Sasol’s share price fell 5% to R415.05 on Wednesday following a trading update that disappointed market expectations.

Sasol said it expected to report on February 25 that its interim headline earnings per share (HEPS) for the six months to end-December grew in the range of 12%-29%, implying about 20%.

Investors appear to have expected the coal-to-liquid fuel producer to have benefited more from higher international oil prices and a weaker rand. 

The share price recovered to R433.30 a share by Wednesday afternoon.

“Our underlying cash-flow performance and earnings are expected to be much stronger than the prior period.”

Kagiso Asset Management’s Abdul Davids said the trading statement “appeared light” relative to consensus expectations and given substantially higher rand oil prices. “The rand oil price is about 40% higher compared to the corresponding period in 2017,” he said.

Diversified resources analyst at Avior Capital Markets, Wade Napier, said the update was a little disappointing, as his team’s forecasts were at the very top end of Sasol’s guidance range for earnings growth.

Napier said possible reasons for Sasol’s performance could be higher costs associated with maintenance downtime at its SA operations in August, which were extended due to unplanned delays, or higher costs from the “go-slow” by Solidarity union members who are opposing the company’s exclusion of white workers from its new employee share-ownership scheme.

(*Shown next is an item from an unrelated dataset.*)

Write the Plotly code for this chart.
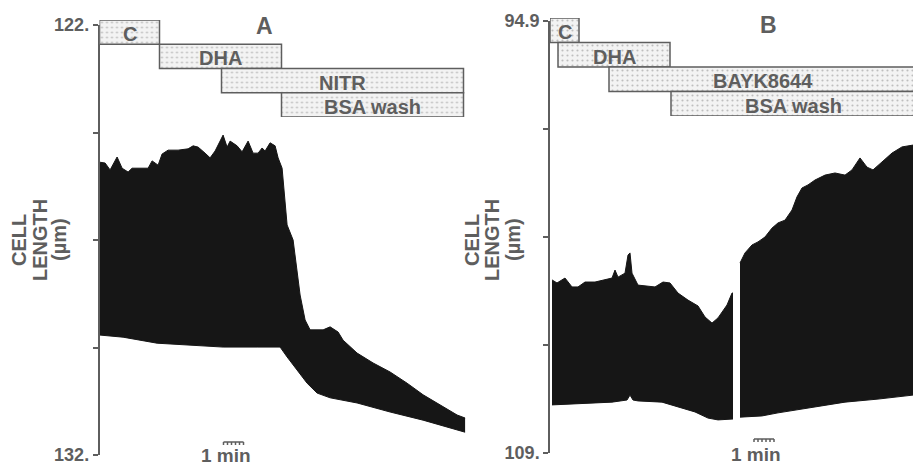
import plotly.graph_objects as go

# ---------------- data (time in min, cell length in µm) ----------------
# Panel A: envelope of the cell-length trace
A_top_t = [0.0, 0.28, 0.53, 0.88, 1.13, 1.43, 1.63, 1.93, 2.43, 2.63, 2.93, 3.13, 3.43, 3.93,
           4.43, 4.68, 4.93, 5.28, 5.53, 5.78, 6.18, 6.38, 6.53, 6.88, 7.13, 7.43, 7.68, 7.93,
           8.13, 8.28, 8.53, 8.78, 8.93, 9.13, 9.28, 9.38, 9.68, 10.03, 10.28, 10.53, 11.18,
           11.53, 11.93, 12.18, 12.88, 13.68, 14.53, 15.38, 16.18, 17.03, 17.88, 18.28]
A_top_v = [125.19, 125.21, 125.37, 125.07, 125.33, 125.42, 125.33, 125.33, 125.33, 125.16,
           125.26, 125.00, 124.91, 124.91, 124.88, 124.81, 124.84, 124.98, 125.09, 124.93,
           124.56, 124.84, 124.70, 124.81, 124.95, 124.70, 124.98, 124.98, 124.86, 124.93,
           124.74, 124.81, 125.09, 125.33, 126.02, 126.65, 127.00, 128.28, 128.86, 129.09,
           129.09, 129.02, 129.14, 129.33, 129.63, 129.86, 130.07, 130.33, 130.60, 130.84,
           131.07, 131.14]
A_bot_t = [0.0, 1.18, 2.88, 4.53, 6.18, 7.88, 9.03, 9.38, 9.88, 10.38, 10.88, 11.53, 12.88,
           14.53, 16.18, 17.88, 18.28]
A_bot_v = [129.21, 129.26, 129.40, 129.44, 129.49, 129.49, 129.49, 129.72, 130.02, 130.33,
           130.56, 130.67, 130.79, 131.00, 131.19, 131.42, 131.47]

# Panel B: two segments of the trace (recording gap between them)
B1_top_t = [0.10, 0.35, 0.75, 1.10, 1.40, 1.75, 2.25, 2.75, 3.10, 3.25, 3.40, 3.75, 3.90, 4.00,
            4.10, 4.40, 4.75, 5.25, 5.65, 6.00, 6.40, 6.90, 7.40, 7.75, 8.10, 8.40, 8.85, 9.10, 9.15]
B1_top_v = [103.35, 103.45, 103.29, 103.58, 103.58, 103.42, 103.42, 103.35, 103.29, 103.03,
            103.26, 103.13, 102.54, 102.47, 103.13, 103.52, 103.55, 103.58, 103.42, 103.45,
            103.78, 104.01, 104.20, 104.56, 104.76, 104.59, 104.17, 103.78, 103.78]
B1_bot_t = [0.10, 1.40, 3.10, 3.85, 4.00, 4.15, 4.40, 5.60, 6.40, 7.25, 7.90, 8.40, 9.15]
B1_bot_v = [107.43, 107.40, 107.34, 107.27, 107.11, 107.27, 107.30, 107.34, 107.50, 107.66,
            107.86, 107.92, 107.89]
B2_top_t = [9.50, 9.75, 10.10, 10.40, 10.75, 11.10, 11.40, 11.75, 12.10, 12.35, 12.60, 12.90,
            13.25, 13.75, 14.25, 14.75, 15.10, 15.50, 15.85, 16.15, 16.60, 17.10, 17.60, 18.15]
B2_top_v = [102.80, 102.47, 102.21, 102.11, 101.95, 101.66, 101.49, 101.40, 101.07, 100.64,
            100.35, 100.25, 100.09, 99.93, 99.86, 99.93, 99.76, 99.37, 99.67, 99.76, 99.50,
            99.21, 99.01, 98.95]
B2_bot_t = [9.50, 10.60, 11.40, 13.10, 14.75, 16.40, 18.15]
B2_bot_v = [107.83, 107.79, 107.69, 107.50, 107.34, 107.24, 107.11]

# Drug application bars (min)
A_drugs = ["C", "DHA", "NITR", "BSA wash"]
A_start = [0.0, 3.0, 6.1, 9.1]
A_end = [3.0, 9.1, 18.2, 18.2]
B_drugs = ["C", "DHA", "BAYK8644", "BSA wash"]
B_start = [0.0, 0.4, 2.95, 6.05]
B_end = [1.45, 6.0, 18.3, 18.3]

# Axis ticks
A_ticks = [122, 124.5, 127, 129.5, 132]
A_ticktext = ["122.", "", "", "", "132."]
B_ticks = [94.9, 98.425, 101.95, 105.475, 109]
B_ticktext = ["94.9", "", "", "", "109."]

A_scale_start = 6.2
B_scale_start = 10.2
SCALE_LEN = 1.0  # 1 min

# ---------------- figure ----------------
W, H = 913, 466
def px(x):
    return x / W
def py(y):
    return 1 - y / H

GRAY = "#5e5e5e"
INK = "#161616"
FONT = "Liberation Sans"

fig = go.Figure()

def add_fill(t_top, v_top, t_bot, v_bot, xa, ya):
    fig.add_trace(go.Scatter(x=t_bot, y=v_bot, xaxis=xa, yaxis=ya, mode="lines",
                             line=dict(color=INK, width=1), hoverinfo="skip", showlegend=False))
    fig.add_trace(go.Scatter(x=t_top, y=v_top, xaxis=xa, yaxis=ya, mode="lines",
                             line=dict(color=INK, width=1), fill="tonexty", fillcolor=INK,
                             hoverinfo="skip", showlegend=False))

add_fill(A_top_t, A_top_v, A_bot_t, A_bot_v, "x", "y")
add_fill(B1_top_t, B1_top_v, B1_bot_t, B1_bot_v, "x2", "y2")
add_fill(B2_top_t, B2_top_v, B2_bot_t, B2_bot_v, "x2", "y2")

annotations = []

def add_boxes(names, starts, ends, xa, ya):
    fig.add_trace(go.Bar(
        orientation="h", y=list(range(len(names))),
        x=[e - s for s, e in zip(starts, ends)], base=starts, width=1,
        xaxis=xa, yaxis=ya, hoverinfo="skip", showlegend=False,
        marker=dict(color="#f2f2f2", line=dict(color=GRAY, width=1.5),
                    pattern=dict(shape=".", size=5, solidity=0.15,
                                 fgcolor="#8a8a8a", bgcolor="#f3f3f3"))))
    for i, (n, s, e) in enumerate(zip(names, starts, ends)):
        annotations.append(dict(x=(s + e) / 2, y=i, xref=xa, yref=ya, text=n,
                                showarrow=False, yshift=-2, xanchor="center", yanchor="middle",
                                font=dict(family=FONT, size=20, color=GRAY, weight="bold")))

add_boxes(A_drugs, A_start, A_end, "x", "y3")
add_boxes(B_drugs, B_start, B_end, "x2", "y4")

tickfont = dict(family=FONT, size=18, color=GRAY, weight="bold")
def yax(dom, rng, tv, tt, anchor):
    return dict(domain=dom, range=rng, anchor=anchor, tickvals=tv, ticktext=tt,
                ticks="outside", ticklen=5, tickwidth=1.5, tickcolor=GRAY,
                showline=True, linecolor=GRAY, linewidth=1.5, showgrid=False,
                zeroline=False, tickfont=tickfont, fixedrange=True, automargin=False)

def boxax(dom, anchor):
    return dict(domain=dom, range=[3.5, -0.5], anchor=anchor, visible=False, fixedrange=True)

lab_font = dict(family=FONT, size=20, color=GRAY, weight="bold")
for xc, txt in [(19, "CELL"), (40, "LENGTH"), (59, "(µm)"),
                (472, "CELL"), (492, "LENGTH"), (513, "(µm)")]:
    annotations.append(dict(x=px(xc), y=py(240), xref="paper", yref="paper", text=txt,
                            textangle=-90, showarrow=False, xanchor="center", yanchor="middle",
                            font=lab_font))

big_font = dict(family=FONT, size=23, color=GRAY, weight="bold")
annotations.append(dict(x=px(264), y=py(26), xref="paper", yref="paper", text="A",
                        showarrow=False, xanchor="center", yanchor="middle", font=big_font))
annotations.append(dict(x=px(768), y=py(25), xref="paper", yref="paper", text="B",
                        showarrow=False, xanchor="center", yanchor="middle", font=big_font))

shapes = []
for xa, s0, ybar, ytxt in [("x", A_scale_start, 442, 455), ("x2", B_scale_start, 439, 454)]:
    y0 = py(ybar)
    y1 = py(ybar + 3)
    path = f"M {s0},{y0} L {s0 + SCALE_LEN},{y0}"
    for k in range(6):
        xx = s0 + k * SCALE_LEN / 5
        path += f" M {xx},{y0} L {xx},{y1}"
    shapes.append(dict(type="path", path=path, xref=xa, yref="paper",
                       line=dict(color=GRAY, width=1.5)))
    annotations.append(dict(x=s0 + 0.1, y=py(ytxt), xref=xa, yref="paper", text="1 min",
                            showarrow=False, xanchor="center", yanchor="middle",
                            font=dict(family=FONT, size=19, color=GRAY, weight="bold")))

fig.update_layout(
    width=W, height=H, margin=dict(l=0, r=0, t=0, b=0, pad=0, autoexpand=False),
    paper_bgcolor="white", plot_bgcolor="rgba(0,0,0,0)",
    barmode="overlay", showlegend=False,
    xaxis=dict(domain=[px(99.5), px(470)], range=[0, 18.525], visible=False, fixedrange=True),
    xaxis2=dict(domain=[px(550), 1.0], range=[0, 18.15], visible=False, fixedrange=True),
    yaxis=yax([py(455), py(25)], [132, 122], A_ticks, A_ticktext, "x"),
    yaxis2=yax([py(453), py(21)], [109, 94.9], B_ticks, B_ticktext, "x2"),
    yaxis3=boxax([py(117), py(20)], "x"),
    yaxis4=boxax([py(116), py(18)], "x2"),
    annotations=annotations, shapes=shapes,
)

fig.write_html("out.html", config={"displayModeBar": False},
               post_script="document.body.style.margin='0px';")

It may also be that Sasol could be making conservative Brent crude oil price forecasts over the remaining six weeks of the year, Napier said. The oil price has moved from $86 a barrel in early October to below $63 a barrel on Wednesday.

Davids agreed it may have been a slow start-up after maintenance that contributed to lower earnings. “Or Sasol’s base chemicals businesses could have seen lower demand and weaker pricing compared to expectations,” he said.

Sasol said it would issue a detailed production summary of the first half of its 2019 financial year on January 24.

“Sasol is expected to deliver a solid set of results, underpinned by higher Brent crude oil and product prices, a weaker average rand exchange rate, a satisfactory performance of its global assets and much lower remeasurement items during the six months ending December 31 2018,” the company said in Wednesday’s trading update.